* [Objective]:
Return all the data below as it stands, minus the pictures.

↓↓↓

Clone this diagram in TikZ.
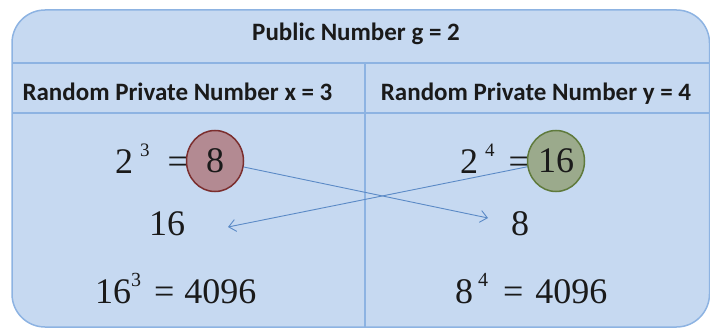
\documentclass[tikz,border=0pt]{standalone}
\usepackage{fontspec}
\setmainfont{Liberation Serif}
\newfontfamily\hdrfont{Carlito}
\usetikzlibrary{arrows.meta,shapes.geometric}
\definecolor{boxfill}{HTML}{C6D9F1}
\definecolor{boxline}{HTML}{8DB3E2}
\definecolor{arrowc}{HTML}{5B8AC6}
\definecolor{redfill}{HTML}{B38A92}
\definecolor{redline}{HTML}{7B2E2E}
\definecolor{grnfill}{HTML}{9BAA8C}
\definecolor{grnline}{HTML}{5F7A3C}
\definecolor{ink}{HTML}{1A1A1A}
\newcommand\mysup[3]{\raisebox{#1}{\fontsize{#2}{#2}\selectfont #3}}
\begin{document}
\begin{tikzpicture}[x=1pt,y=-1pt,
  hdr/.style={font=\hdrfont\bfseries\fontsize{25}{25}\selectfont, text=ink, inner sep=0pt, anchor=base},
  num/.style={font=\fontsize{36}{36}\selectfont, inner sep=0pt, anchor=base west, text=ink},
  circ/.style={ellipse, inner sep=0pt, minimum width=57pt, minimum height=61pt, line width=1.5pt, text=ink, font=\fontsize{36}{36}\selectfont},
  arr/.style={draw=arrowc, line width=0.9pt, -{Straight Barb[length=7pt,width=12pt]}},
  sep/.style={draw=boxline, line width=1.3pt}]
\useasboundingbox (0,0) rectangle (710,329);
\path[fill=boxfill, draw=boxline, line width=1.5pt, rounded corners=33pt] (12,10) rectangle (709.5,327);
\draw[sep] (12,63) -- (709.5,63);
\draw[sep] (12,113) -- (709.5,113);
\draw[sep] (365,63) -- (365,327);
\node[hdr] (pub) at (356,41) {Public Number g = 2};
\node[hdr] (px) at (177.5,100) {Random Private Number x = 3};
\node[hdr] (py) at (536,100) {Random Private Number y = 4};
% left column
\node[num] (la) at (115,173) {2\hspace{7pt}\mysup{17pt}{19}{3}\hspace{18pt}=};
\node[num, anchor=base] (l16) at (167,235) {16};
\node[num] (lc) at (95,303) {16\mysup{16.5pt}{20}{3}\hspace{13pt}=\hspace{10pt}4096};
% right column
\node[num] (ra) at (460,173) {2\hspace{7pt}\mysup{17pt}{19}{4}\hspace{14pt}=};
\node[num, anchor=base] (r8) at (520,235) {8};
\node[num] (rc) at (455,303) {8\hspace{5pt}\mysup{16.5pt}{20}{4}\hspace{15pt}=\hspace{12pt}4096};
% circles
\node[circ, fill=redfill, draw=redline] (c8) at (215,161) {8};
\node[circ, fill=grnfill, draw=grnline] (c16) at (556,161) {16};
% arrows
\coordinate (t8) at (488,218);
\coordinate (t16) at (228,227);
\draw[arr] (c8) -- (t8);
\draw[arr] (c16) -- (t16);
\end{tikzpicture}
\end{document}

↑↑↑

* [Output of the exercise]:
Clone this diagram in TikZ.
\documentclass[tikz,border=0pt]{standalone}
\usepackage{fontspec}
\setmainfont{Liberation Serif}
\newfontfamily\hdrfont{Carlito}
\usetikzlibrary{arrows.meta,shapes.geometric}
\definecolor{boxfill}{HTML}{C6D9F1}
\definecolor{boxline}{HTML}{8DB3E2}
\definecolor{arrowc}{HTML}{5B8AC6}
\definecolor{redfill}{HTML}{B38A92}
\definecolor{redline}{HTML}{7B2E2E}
\definecolor{grnfill}{HTML}{9BAA8C}
\definecolor{grnline}{HTML}{5F7A3C}
\definecolor{ink}{HTML}{1A1A1A}
\newcommand\mysup[3]{\raisebox{#1}{\fontsize{#2}{#2}\selectfont #3}}
\begin{document}
\begin{tikzpicture}[x=1pt,y=-1pt,
  hdr/.style={font=\hdrfont\bfseries\fontsize{25}{25}\selectfont, text=ink, inner sep=0pt, anchor=base},
  num/.style={font=\fontsize{36}{36}\selectfont, inner sep=0pt, anchor=base west, text=ink},
  circ/.style={ellipse, inner sep=0pt, minimum width=57pt, minimum height=61pt, line width=1.5pt, text=ink, font=\fontsize{36}{36}\selectfont},
  arr/.style={draw=arrowc, line width=0.9pt, -{Straight Barb[length=7pt,width=12pt]}},
  sep/.style={draw=boxline, line width=1.3pt}]
\useasboundingbox (0,0) rectangle (710,329);
\path[fill=boxfill, draw=boxline, line width=1.5pt, rounded corners=33pt] (12,10) rectangle (709.5,327);
\draw[sep] (12,63) -- (709.5,63);
\draw[sep] (12,113) -- (709.5,113);
\draw[sep] (365,63) -- (365,327);
\node[hdr] (pub) at (356,41) {Public Number g = 2};
\node[hdr] (px) at (177.5,100) {Random Private Number x = 3};
\node[hdr] (py) at (536,100) {Random Private Number y = 4};
% left column
\node[num] (la) at (115,173) {2\hspace{7pt}\mysup{17pt}{19}{3}\hspace{18pt}=};
\node[num, anchor=base] (l16) at (167,235) {16};
\node[num] (lc) at (95,303) {16\mysup{16.5pt}{20}{3}\hspace{13pt}=\hspace{10pt}4096};
% right column
\node[num] (ra) at (460,173) {2\hspace{7pt}\mysup{17pt}{19}{4}\hspace{14pt}=};
\node[num, anchor=base] (r8) at (520,235) {8};
\node[num] (rc) at (455,303) {8\hspace{5pt}\mysup{16.5pt}{20}{4}\hspace{15pt}=\hspace{12pt}4096};
% circles
\node[circ, fill=redfill, draw=redline] (c8) at (215,161) {8};
\node[circ, fill=grnfill, draw=grnline] (c16) at (556,161) {16};
% arrows
\coordinate (t8) at (488,218);
\coordinate (t16) at (228,227);
\draw[arr] (c8) -- (t8);
\draw[arr] (c16) -- (t16);
\end{tikzpicture}
\end{document}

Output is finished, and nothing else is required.